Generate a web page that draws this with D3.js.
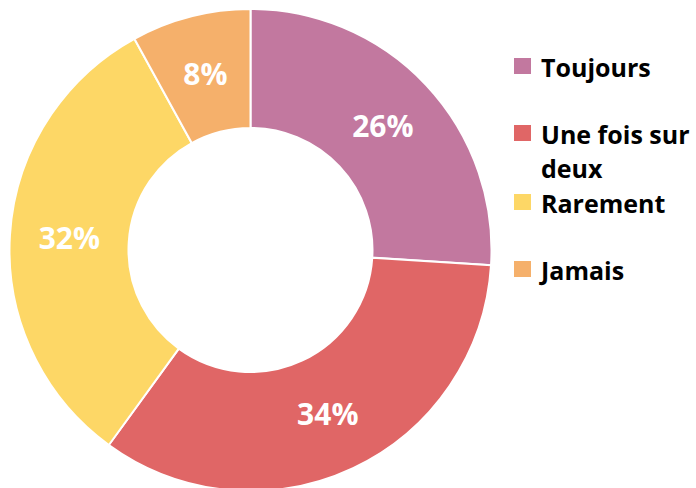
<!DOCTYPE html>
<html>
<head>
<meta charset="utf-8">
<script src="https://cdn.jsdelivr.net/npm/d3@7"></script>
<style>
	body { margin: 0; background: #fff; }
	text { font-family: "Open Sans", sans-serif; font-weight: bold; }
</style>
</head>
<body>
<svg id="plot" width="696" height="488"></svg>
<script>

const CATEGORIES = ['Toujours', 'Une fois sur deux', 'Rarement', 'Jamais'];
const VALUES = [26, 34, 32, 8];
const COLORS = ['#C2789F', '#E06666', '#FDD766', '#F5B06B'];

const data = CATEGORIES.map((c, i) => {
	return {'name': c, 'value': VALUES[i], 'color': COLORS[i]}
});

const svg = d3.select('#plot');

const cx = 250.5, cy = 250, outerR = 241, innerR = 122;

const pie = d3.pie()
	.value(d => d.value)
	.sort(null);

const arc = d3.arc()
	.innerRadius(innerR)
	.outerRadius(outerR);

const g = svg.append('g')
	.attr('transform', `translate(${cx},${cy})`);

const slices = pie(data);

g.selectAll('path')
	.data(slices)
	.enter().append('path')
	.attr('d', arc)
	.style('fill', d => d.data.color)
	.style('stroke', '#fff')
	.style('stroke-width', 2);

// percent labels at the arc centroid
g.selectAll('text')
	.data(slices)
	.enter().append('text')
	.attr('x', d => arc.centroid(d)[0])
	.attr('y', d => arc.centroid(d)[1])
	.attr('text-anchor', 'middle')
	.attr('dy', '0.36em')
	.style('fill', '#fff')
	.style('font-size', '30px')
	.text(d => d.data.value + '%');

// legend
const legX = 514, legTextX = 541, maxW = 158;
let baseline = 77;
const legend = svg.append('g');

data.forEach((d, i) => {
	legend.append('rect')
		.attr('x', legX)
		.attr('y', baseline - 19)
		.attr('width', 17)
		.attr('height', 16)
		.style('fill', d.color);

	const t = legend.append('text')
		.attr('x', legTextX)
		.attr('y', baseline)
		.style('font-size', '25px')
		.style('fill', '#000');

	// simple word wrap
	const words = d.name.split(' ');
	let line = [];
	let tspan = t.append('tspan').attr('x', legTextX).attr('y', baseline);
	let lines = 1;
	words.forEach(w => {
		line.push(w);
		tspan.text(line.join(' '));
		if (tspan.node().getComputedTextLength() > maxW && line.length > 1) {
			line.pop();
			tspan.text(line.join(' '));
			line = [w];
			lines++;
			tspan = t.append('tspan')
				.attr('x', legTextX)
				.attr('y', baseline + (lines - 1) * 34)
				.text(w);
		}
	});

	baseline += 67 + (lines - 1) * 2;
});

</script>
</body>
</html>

WHAT NEEDS TO BE DONE :: Omitting all pictures, restate exactly the lines of the material from its start through the line that contains "const COLORS = ['#C2789F', '#E06666', '#FDD766', '#F5B06B'];".

CORRECT RESULT ::
Generate a web page that draws this with D3.js.
<!DOCTYPE html>
<html>
<head>
<meta charset="utf-8">
<script src="https://cdn.jsdelivr.net/npm/d3@7"></script>
<style>
	body { margin: 0; background: #fff; }
	text { font-family: "Open Sans", sans-serif; font-weight: bold; }
</style>
</head>
<body>
<svg id="plot" width="696" height="488"></svg>
<script>

const CATEGORIES = ['Toujours', 'Une fois sur deux', 'Rarement', 'Jamais'];
const VALUES = [26, 34, 32, 8];
const COLORS = ['#C2789F', '#E06666', '#FDD766', '#F5B06B'];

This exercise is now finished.